Le apasionan los juegos de luz. Para restituirlos en sus cuadros, se obliga aun rigor extremo, a constantes ejercicios. Su método de trabajo es algo complejo: en el lienzo de lino, dibuja primero el motivo con carboncillo y luego lo pinta con temple. Aplica en seguida una capa de óleo que completa con discretas pinceladas de color, con el fin de crear efectos de atmósfera. "Limpia" con navaja estas primeras capas de pigmentos. Una última capa de pintura superpuesta con pinceles muy delgaados termina esa factura delicada y sofisticada.
Entonces, ¿es anacrónica la pintura de Pedro Diego Alvarado? No porque al basarse en la línea, preconiza un regreso a las fuentes de dibujo. Ciertamente, él no toma riesgos. Su elección del tema del bodegón fue espontánea, instintiva. Este artista de cultura cosmopolita es un campesino refinado. Le gusta el terruño, goza de las cosas rústicas y esenciales. Para él, las listas para la cosecha poseen la belleza de las formas, y cumplen su promesa de sabores extraños, lo mismo las frutas tropicales, que procuran un placer a la vista y al paladar. Es un hombre sensual, lo que los franceses llaman un bon vivant.

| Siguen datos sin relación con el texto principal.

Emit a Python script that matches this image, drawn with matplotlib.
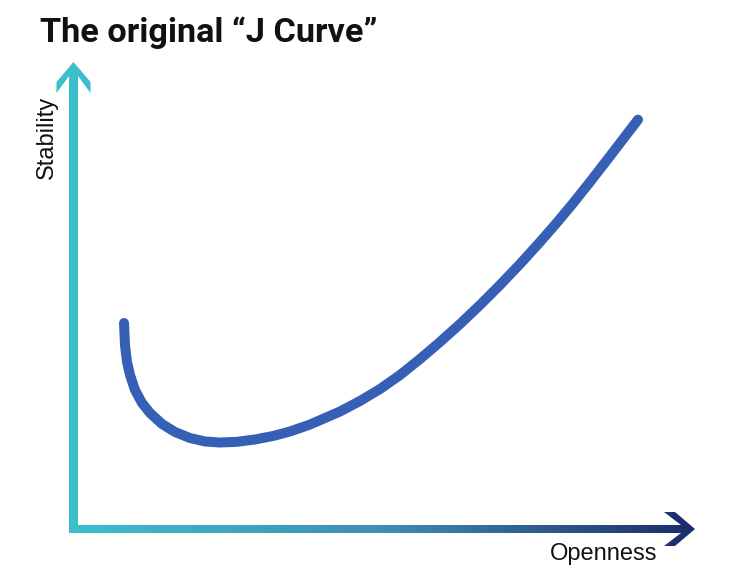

Hay, obviamente, otro factor en su vocación por la naturaleza muerta: la pasión del color. Pedro Diego Alvarado sabe restituir la textura tornasolada de un tapete kilim, la cáscara tersa de un mango, la carne cremosa de una papaya partida. Hace vivir la materia provocando asociaciones intensas y contrastes soleados. Los elementos que integra sus composiciones son los productos que acaba de comprar en el mercado; frutas maduras (plátanos, granadas, guayabas, limones), chiles, maíces, flor de calabaza, nopales.
Los objetos que los acompañan son los enseres de su casa: el mortero, el cuchillo, el florero de porcelana, el guaje laqueado y el petate. Son naturalezas muertas clásicas, con algo más: el acento mexicano. La paleta festiva lo confirma: rojo ladrillo, azul añil, amarillo ácido, verda limón...
La intención de Pedro Diego Alvarado no es hacer folklor, sino pintar atmósferas. Cuando viaja, se lleva su caballete. Según permanezca en París, en Provenza o en Toscana, su interpretación del tema varía. "De la misma manera en que los impresionistas o que Turner pintaron la luz que los rodeaba, yo pinto la luz de mi entorno". De modo que cuando pinta un paisaje de Loire o una vista del Jardín de las Tullerías, se vuelve casi impresionista...en cambio, la luz en México es más cruda, el color vibra más. Cuando pinta bodegones, continúa una vieja tradición mexicana que conoció un auge en el siglo XIX con magníficos pintores pueblerinos como Hermenegildo Bustos y Agustín Arrieta, y culminó en el XX con Rufino Tamayo, María Izquierdo, Frida Kahlo, Olga Costa y Luis García Guerrero, entre muchos otros. Una tradición que rejuvenece hoy con la obra de Pedro Diego Alvarado.